テレビコマーシャルとウェブサイトを連動させる手法に、変化が出始めた。これまでは、ウェブサイトに誘導して詳しい情報を見てもらうため、コマーシャルの終わりに「続きはウェブで」とナレーションが入り、ウェブ検索用のキーワードが表示されるのが一般的だった。
これに対して、「続きはツイッターで」というコマーシャルが登場した。1回140文字限定で投稿するテキスト中心のツイッターで、どのような効果をねらっているのだろうか。
画面下に「twitterで小説配信中!」と表示
本能寺に乗り込んできた敵の集団を間近にして、部屋で悠々と缶コーヒーを味わう織田信長。傍らにいる濃姫の呼びかけにも「慌てるでない」と逃げる気配もない。すると、敵が射掛けた矢で2人の背後にあった掛け軸が下に落ちる。現れたのは「非常口」――。
缶コーヒーブランド「ジョージア」の新製品テレビコマーシャルは、このようなコミカルな内容になっている。注目は最後の1コマだ。炎上する本能寺を外から見つめる2人のシーンの画面下に、「twitterで小説配信中!」と表示され、「本能寺は変」で検索するよう視聴者に促している。誘導先は製品の特設ウェブサイトで、ここまではよく見られる手法だ。サイトにアクセスすると、今度は「小説」を配信しているというツイッターのページのフォローを呼びかけている。
小説内容は、コマーシャルとの直接的なつながりはない。話の語り手として「つぶやく」のは信長ではなく、サラリーマンの「譲司阿太郎(じょうじ・あたろう」というキャラクター。缶コーヒーを買おうと自動販売機のボタンを押した瞬間に異変が起きて、気づいたら織田信長になりかわっていたという設定で、物語が展開していく。
「ウェブを補完」程度の期待なのか
「ツイッターで小説」が、商品の販促にどのようにつながるのか。
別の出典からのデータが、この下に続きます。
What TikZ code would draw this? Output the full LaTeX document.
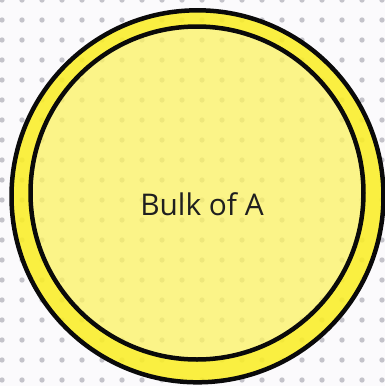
\documentclass[tikz,border=0pt]{standalone}
\usepackage{fontspec}
\setmainfont{Open Sans}
\usepackage{tikz}
\usetikzlibrary{positioning}
\definecolor{paper}{RGB}{251,250,252}
\definecolor{griddot}{RGB}{196,195,202}
\definecolor{shellyellow}{RGB}{250,238,40}
\definecolor{bulkyellow}{RGB}{252,243,100}
\definecolor{inkline}{RGB}{10,10,10}

\begin{document}
\begin{tikzpicture}[
    x=0.02cm, y=-0.02cm,
    gdot/.style={
      fill=griddot, draw=none
    },
    shell/.style={
      fill=shellyellow, fill opacity=0.88, even odd rule
    },
    bulk/.style={
      fill=bulkyellow, fill opacity=0.76
    },
    rim/.style={
      draw=inkline, line width=0.09cm
    },
    lbl/.style={
      font=\fontsize{17}{20}\selectfont, text=black!88
    }
  ]

  % ---- Canvas ----
  \fill[paper] (0,0) rectangle (385,386);
  \useasboundingbox (0,0) rectangle (385,386);

  % ---- Dot grid ----
  \foreach \i in {0,...,19}{
    \foreach \j in {0,...,19}{
      \fill[gdot] (2+20*\i,20*\j) circle (2.7);
    }
  }

  % ---- Outer shell and bulk ----
  \fill[shell] (197.5,196.3) circle (186) (197,193) circle (166.5);
  \fill[bulk]  (197,193) circle (166.5);
  \draw[rim] (197.5,196.3) circle (186);
  \draw[rim] (197,193) circle (166.5);

  % ---- Label ----
  \node[lbl] (bulklabel) at (202,204) {Bulk of A};

\end{tikzpicture}
\end{document}
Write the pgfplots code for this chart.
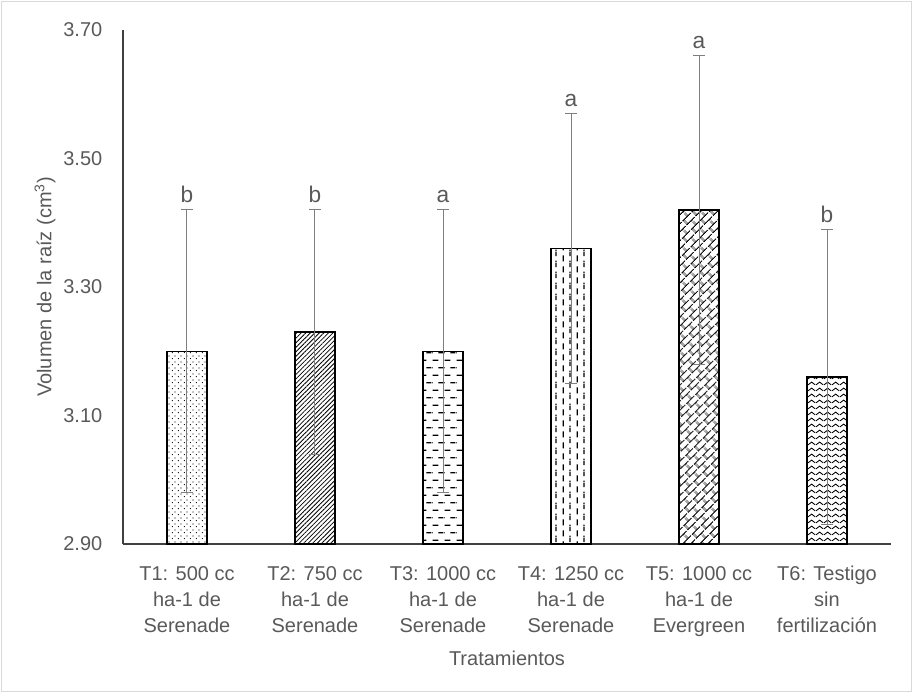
\documentclass[border=0pt]{standalone}
\usepackage{fontspec}
\setmainfont{Liberation Sans}
\usepackage{pgfplots}
\usepackage{pgfplotstable}
\pgfplotsset{compat=1.18}
\usetikzlibrary{patterns,patterns.meta}

\definecolor{txt}{HTML}{595959}
\definecolor{axl}{HTML}{404040}
\definecolor{errc}{HTML}{7F7F7F}
\definecolor{framec}{HTML}{D9D9D9}

% fill patterns of the six bars
\tikzdeclarepattern{
  name=sdots, type=uncolored,
  bounding box={(0,0) and (4.6pt,4.6pt)},
  tile size={(4.6pt,4.6pt)},
  code={
    \fill (1.15pt,1.15pt) circle (0.5pt);
    \fill (3.45pt,3.45pt) circle (0.5pt);
  }
}
\tikzdeclarepattern{
  name=hdashes, type=uncolored,
  bounding box={(0,0) and (9pt,11.2pt)},
  tile size={(9pt,11.2pt)},
  code={
    \draw[line width=0.9pt] (0.5pt,2.8pt) -- (5pt,2.8pt);
    \draw[line width=0.9pt] (5pt,8.4pt) -- (9pt,8.4pt);
    \draw[line width=0.9pt] (0pt,8.4pt) -- (0.5pt,8.4pt);
  }
}
\tikzdeclarepattern{
  name=vdashes, type=uncolored,
  bounding box={(0,0) and (10.5pt,8.4pt)},
  tile size={(10.5pt,8.4pt)},
  code={
    \draw[line width=0.9pt] (2.6pt,0.5pt) -- (2.6pt,5.3pt);
    \draw[line width=0.9pt] (7.9pt,4.7pt) -- (7.9pt,8.4pt);
    \draw[line width=0.9pt] (7.9pt,0pt) -- (7.9pt,1.1pt);
  }
}
\tikzdeclarepattern{
  name=diagbrick, type=uncolored,
  bounding box={(0,0) and (9pt,9pt)},
  tile size={(9pt,9pt)},
  tile transformation={rotate=45},
  code={
    \draw[line width=0.85pt] (0pt,1pt) -- (9pt,1pt);
    \draw[line width=0.85pt] (0pt,5.5pt) -- (9pt,5.5pt);
    \draw[line width=0.85pt] (1pt,1pt) -- (1pt,5.5pt);
    \draw[line width=0.85pt] (5.5pt,5.5pt) -- (5.5pt,9pt);
    \draw[line width=0.85pt] (5.5pt,0pt) -- (5.5pt,1pt);
  }
}
\tikzdeclarepattern{
  name=zigzag, type=uncolored,
  bounding box={(0,0) and (6pt,4.2pt)},
  tile size={(6pt,4.2pt)},
  code={
    \draw[line width=0.7pt] (0pt,0.9pt) -- (3pt,3.1pt) -- (6pt,0.9pt);
  }
}

% root volume per treatment: mean, error, letter group
\pgfplotstableread{
x y e lab
0 3.20 0.22 b
1 3.23 0.19 b
2 3.20 0.22 a
3 3.36 0.21 a
4 3.42 0.24 a
5 3.16 0.23 b
}\rootdata

\begin{document}
\begin{tikzpicture}[font=\fontsize{15}{19.5}\selectfont]
\begin{axis}[
  name=ax,
  scale only axis,
  width=576pt, height=385.5pt,
  xmin=-0.5, xmax=5.5,
  ymin=2.9, ymax=3.7,
  axis lines=left,
  axis line style={-, draw=axl, line width=0.9pt},
  major tick length=0pt,
  xtick={0,1,2,3,4,5},
  xticklabels={
    {T1: 500 cc\\ha-1 de\\Serenade},
    {T2: 750 cc\\ha-1 de\\Serenade},
    {T3: 1000 cc\\ha-1 de\\Serenade},
    {T4: 1250 cc\\ha-1 de\\Serenade},
    {T5: 1000 cc\\ha-1 de\\Evergreen},
    {T6: Testigo\\sin\\fertilización}},
  xticklabel style={align=center, text=txt, yshift=-13pt},
  ytick={2.9,3.1,3.3,3.5,3.7},
  yticklabel style={text=txt, xshift=-12pt,
    /pgf/number format/.cd, fixed, fixed zerofill, precision=2, assume math mode=true},
  xlabel={Tratamientos},
  ylabel={Volumen de la raíz (cm\textsuperscript{3})},
  x label style={at={(axis description cs:0.5,0)}, anchor=center, yshift=-85.5pt, text=txt},
  y label style={at={(axis description cs:-0.1016,0.5)}, anchor=center, rotate=0, text=txt},
]
\addplot[ybar, bar width=30pt, bar shift=0pt, draw=black, line width=1pt,
  pattern=sdots, pattern color=black] coordinates {(0,3.20)};
\addplot[ybar, bar width=30pt, bar shift=0pt, draw=black, line width=1pt,
  pattern={Lines[angle=45, distance=2.4pt, line width=0.6pt]}, pattern color=black] coordinates {(1,3.23)};
\addplot[ybar, bar width=30pt, bar shift=0pt, draw=black, line width=1pt,
  pattern=hdashes, pattern color=black] coordinates {(2,3.20)};
\addplot[ybar, bar width=30pt, bar shift=0pt, draw=black, line width=1pt,
  pattern=vdashes, pattern color=black] coordinates {(3,3.36)};
\addplot[ybar, bar width=30pt, bar shift=0pt, draw=black, line width=1pt,
  pattern=diagbrick, pattern color=black] coordinates {(4,3.42)};
\addplot[ybar, bar width=30pt, bar shift=0pt, draw=black, line width=1pt,
  pattern=zigzag, pattern color=black] coordinates {(5,3.16)};
% error bars
\addplot[only marks, mark=*, mark size=0pt, mark options={draw=none, fill=none},
  error bars/.cd, y dir=both, y explicit,
  error bar style={draw=errc, line width=0.75pt},
  error mark options={rotate=90, mark size=4.5pt, draw=errc, line width=0.75pt}]
  table[x=x, y=y, y error=e] {\rootdata};
% letter groups above the error bars
\addplot[only marks, mark=*, mark size=0pt, mark options={draw=none, fill=none},
  nodes near coords, point meta=explicit symbolic,
  nodes near coords style={anchor=south, text=txt, font=\fontsize{17}{20}\selectfont, yshift=1.5pt}]
  table[x=x, y expr=\thisrow{y}+\thisrow{e}, meta=lab] {\rootdata};
\end{axis}
% chart area frame
\useasboundingbox[shift={(ax.south west)}] (-92.25pt,-111.75pt) rectangle ++(684.75pt,519.75pt);
\draw[framec, line width=0.75pt, shift={(ax.south west)}] (-90.75pt,-110.25pt) rectangle ++(681.75pt,516.75pt);
\end{tikzpicture}
\end{document}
日本コカ・コーラ広報本部によると、最初から「ツイッターありき」の広告戦略ではなかったとする一方で、若者を中心に利用者が増えているツイッターを使って仕掛けることで「話題が広がっていく可能性を感じました」という。ユーザーが「この小説おもしろいね」などとつぶやいたり、小説の内容をユーザーが「リツイート」(情報の再投稿)したりすることで、口コミのように商品の話題が広がっていく効果を期待したようだ。
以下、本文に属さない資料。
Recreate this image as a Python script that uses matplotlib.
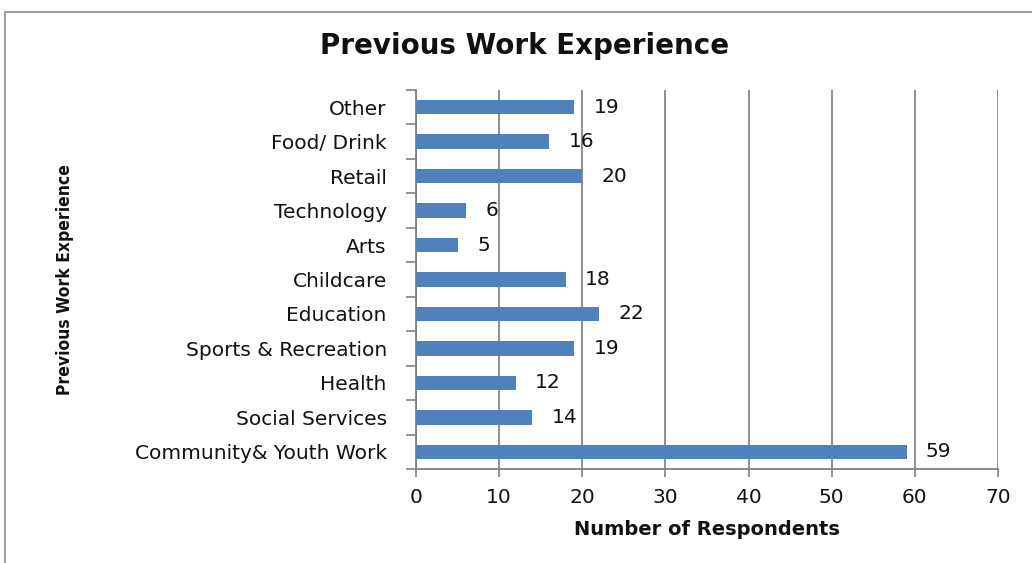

小説という形式にしたのは、長編ストーリーを少しずつ出していくことで長期間、話題性を保たせるねらいだ。短い文章に区切って、気軽に読んでもらいたいとの意図もある。語り手のキャラクターも、「濃姫」をはじめ日替わりで変えていき、2週間にわたって話を続けていくという。
しかしこの試みは、コマーシャルから直接ツイッターの小説ページに誘導するのではない。いったんウェブサイトにアクセスさせる「続きはウェブで」と同じ手法なのだ。同広報本部は、「いきなりツイッターの『キャラクターページ』に飛ばしても、商品の説明がないのでユーザーは何のページだか意味が分かりません」と話す。
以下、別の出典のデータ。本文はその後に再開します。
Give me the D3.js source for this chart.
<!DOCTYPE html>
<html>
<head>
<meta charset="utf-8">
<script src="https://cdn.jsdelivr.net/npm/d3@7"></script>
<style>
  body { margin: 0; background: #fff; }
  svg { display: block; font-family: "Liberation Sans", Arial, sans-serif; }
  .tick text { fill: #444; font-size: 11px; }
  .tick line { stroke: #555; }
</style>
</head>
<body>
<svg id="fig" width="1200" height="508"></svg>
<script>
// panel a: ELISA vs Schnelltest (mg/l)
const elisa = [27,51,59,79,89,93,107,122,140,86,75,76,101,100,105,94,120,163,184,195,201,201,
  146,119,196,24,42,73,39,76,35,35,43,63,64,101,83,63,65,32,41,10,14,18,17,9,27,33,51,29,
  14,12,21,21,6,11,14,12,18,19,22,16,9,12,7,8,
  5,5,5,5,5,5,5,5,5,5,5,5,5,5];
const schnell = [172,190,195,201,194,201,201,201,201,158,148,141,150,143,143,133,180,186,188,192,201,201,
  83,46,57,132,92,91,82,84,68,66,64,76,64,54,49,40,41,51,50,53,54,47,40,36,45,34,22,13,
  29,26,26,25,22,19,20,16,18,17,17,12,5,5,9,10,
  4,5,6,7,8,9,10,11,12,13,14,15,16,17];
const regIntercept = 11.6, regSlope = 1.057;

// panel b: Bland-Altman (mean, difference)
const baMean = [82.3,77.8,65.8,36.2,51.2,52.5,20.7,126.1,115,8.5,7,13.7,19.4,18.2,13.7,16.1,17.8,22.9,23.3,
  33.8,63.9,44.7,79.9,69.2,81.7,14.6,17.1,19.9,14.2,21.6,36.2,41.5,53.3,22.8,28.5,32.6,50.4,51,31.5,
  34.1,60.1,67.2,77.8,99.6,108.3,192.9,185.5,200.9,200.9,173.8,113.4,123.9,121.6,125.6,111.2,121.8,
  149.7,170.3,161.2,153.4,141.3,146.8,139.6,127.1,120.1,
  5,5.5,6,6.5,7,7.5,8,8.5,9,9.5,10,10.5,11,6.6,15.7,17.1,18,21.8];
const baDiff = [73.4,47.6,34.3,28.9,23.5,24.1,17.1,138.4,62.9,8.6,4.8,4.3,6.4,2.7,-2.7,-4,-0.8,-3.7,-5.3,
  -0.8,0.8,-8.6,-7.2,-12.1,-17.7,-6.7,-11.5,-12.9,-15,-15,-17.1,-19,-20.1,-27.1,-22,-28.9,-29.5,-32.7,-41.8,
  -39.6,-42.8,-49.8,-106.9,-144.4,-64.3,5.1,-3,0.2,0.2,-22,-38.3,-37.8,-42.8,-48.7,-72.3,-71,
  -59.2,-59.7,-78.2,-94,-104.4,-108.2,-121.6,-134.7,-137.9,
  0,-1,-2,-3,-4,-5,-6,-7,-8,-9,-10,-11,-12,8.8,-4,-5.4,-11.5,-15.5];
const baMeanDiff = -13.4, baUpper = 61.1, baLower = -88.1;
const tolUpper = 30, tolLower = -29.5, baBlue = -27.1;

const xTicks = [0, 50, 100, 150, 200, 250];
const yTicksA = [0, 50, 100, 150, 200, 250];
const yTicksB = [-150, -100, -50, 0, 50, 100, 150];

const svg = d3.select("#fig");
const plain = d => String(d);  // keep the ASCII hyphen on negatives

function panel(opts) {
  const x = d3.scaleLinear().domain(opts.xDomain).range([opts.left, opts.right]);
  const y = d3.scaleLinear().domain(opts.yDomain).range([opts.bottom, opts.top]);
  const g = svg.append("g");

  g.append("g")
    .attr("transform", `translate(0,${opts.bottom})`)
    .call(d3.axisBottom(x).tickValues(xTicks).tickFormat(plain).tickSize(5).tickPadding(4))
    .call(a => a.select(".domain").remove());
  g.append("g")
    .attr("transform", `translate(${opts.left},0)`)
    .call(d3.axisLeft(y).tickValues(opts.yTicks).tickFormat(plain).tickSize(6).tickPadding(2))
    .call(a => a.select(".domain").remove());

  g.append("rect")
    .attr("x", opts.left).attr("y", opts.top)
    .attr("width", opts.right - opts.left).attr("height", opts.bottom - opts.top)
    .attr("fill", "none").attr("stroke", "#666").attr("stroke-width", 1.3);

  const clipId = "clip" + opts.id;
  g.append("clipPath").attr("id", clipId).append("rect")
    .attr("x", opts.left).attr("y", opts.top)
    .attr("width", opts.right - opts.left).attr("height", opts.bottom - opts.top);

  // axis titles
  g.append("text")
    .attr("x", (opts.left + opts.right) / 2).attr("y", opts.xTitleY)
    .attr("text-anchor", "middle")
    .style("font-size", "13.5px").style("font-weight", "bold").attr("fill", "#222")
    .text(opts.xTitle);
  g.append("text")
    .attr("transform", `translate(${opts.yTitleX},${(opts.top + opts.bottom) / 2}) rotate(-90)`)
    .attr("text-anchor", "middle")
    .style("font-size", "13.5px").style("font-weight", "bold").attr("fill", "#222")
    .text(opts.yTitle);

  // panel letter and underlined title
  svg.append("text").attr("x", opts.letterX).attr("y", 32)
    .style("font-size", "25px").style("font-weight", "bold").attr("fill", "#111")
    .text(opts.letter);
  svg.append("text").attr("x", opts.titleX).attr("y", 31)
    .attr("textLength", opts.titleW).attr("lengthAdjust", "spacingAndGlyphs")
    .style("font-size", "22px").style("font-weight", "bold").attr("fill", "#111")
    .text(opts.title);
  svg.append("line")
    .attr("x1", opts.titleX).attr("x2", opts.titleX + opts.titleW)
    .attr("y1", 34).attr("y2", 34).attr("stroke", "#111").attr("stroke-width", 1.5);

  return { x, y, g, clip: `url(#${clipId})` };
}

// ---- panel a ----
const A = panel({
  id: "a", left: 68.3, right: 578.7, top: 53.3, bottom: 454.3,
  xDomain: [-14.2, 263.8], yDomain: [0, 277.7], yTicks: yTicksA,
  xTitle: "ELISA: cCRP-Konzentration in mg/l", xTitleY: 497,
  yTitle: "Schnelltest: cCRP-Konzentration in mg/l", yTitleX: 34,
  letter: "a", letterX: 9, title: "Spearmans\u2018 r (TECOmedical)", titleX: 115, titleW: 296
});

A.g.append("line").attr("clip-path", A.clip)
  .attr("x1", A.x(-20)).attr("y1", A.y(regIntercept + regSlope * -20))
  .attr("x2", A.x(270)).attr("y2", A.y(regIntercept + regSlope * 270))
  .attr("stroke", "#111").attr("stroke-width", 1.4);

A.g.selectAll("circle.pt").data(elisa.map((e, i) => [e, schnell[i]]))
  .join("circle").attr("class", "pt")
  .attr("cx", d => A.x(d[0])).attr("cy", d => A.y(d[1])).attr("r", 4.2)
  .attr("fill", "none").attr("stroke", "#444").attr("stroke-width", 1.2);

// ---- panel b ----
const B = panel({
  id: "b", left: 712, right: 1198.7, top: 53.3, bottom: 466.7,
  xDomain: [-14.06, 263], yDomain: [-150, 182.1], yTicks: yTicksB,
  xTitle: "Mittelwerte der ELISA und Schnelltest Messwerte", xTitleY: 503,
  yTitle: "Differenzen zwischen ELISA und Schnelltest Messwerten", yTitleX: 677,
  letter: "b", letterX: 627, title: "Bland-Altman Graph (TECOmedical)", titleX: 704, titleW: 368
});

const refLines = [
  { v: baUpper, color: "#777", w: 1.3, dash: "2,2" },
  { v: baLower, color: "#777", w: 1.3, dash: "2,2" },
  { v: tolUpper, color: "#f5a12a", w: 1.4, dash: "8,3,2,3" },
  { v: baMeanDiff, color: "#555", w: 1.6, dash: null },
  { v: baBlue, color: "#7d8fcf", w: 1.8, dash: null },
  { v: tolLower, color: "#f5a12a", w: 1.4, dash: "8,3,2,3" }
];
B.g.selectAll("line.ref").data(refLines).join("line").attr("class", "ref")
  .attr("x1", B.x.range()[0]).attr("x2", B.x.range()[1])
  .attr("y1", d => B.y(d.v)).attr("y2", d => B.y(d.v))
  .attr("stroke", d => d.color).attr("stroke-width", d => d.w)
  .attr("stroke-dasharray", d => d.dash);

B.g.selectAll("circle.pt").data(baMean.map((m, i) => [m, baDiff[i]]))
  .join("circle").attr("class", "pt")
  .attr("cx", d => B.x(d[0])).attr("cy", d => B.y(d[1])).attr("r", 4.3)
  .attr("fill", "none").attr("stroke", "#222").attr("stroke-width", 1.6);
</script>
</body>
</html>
一方で、最初に特設サイトに誘導する理由は「まず商品に触れてもらいたい」というのが本音だ。ツイッターはまだウェブサイトを補完する役回りしか期待されていない、ともいえそうだ。今回の取り組みで成果が上がれば、今後ツイッターを本格的な「販促ツール」として直接コマーシャルからリンクさせる企業が現れるかもしれない。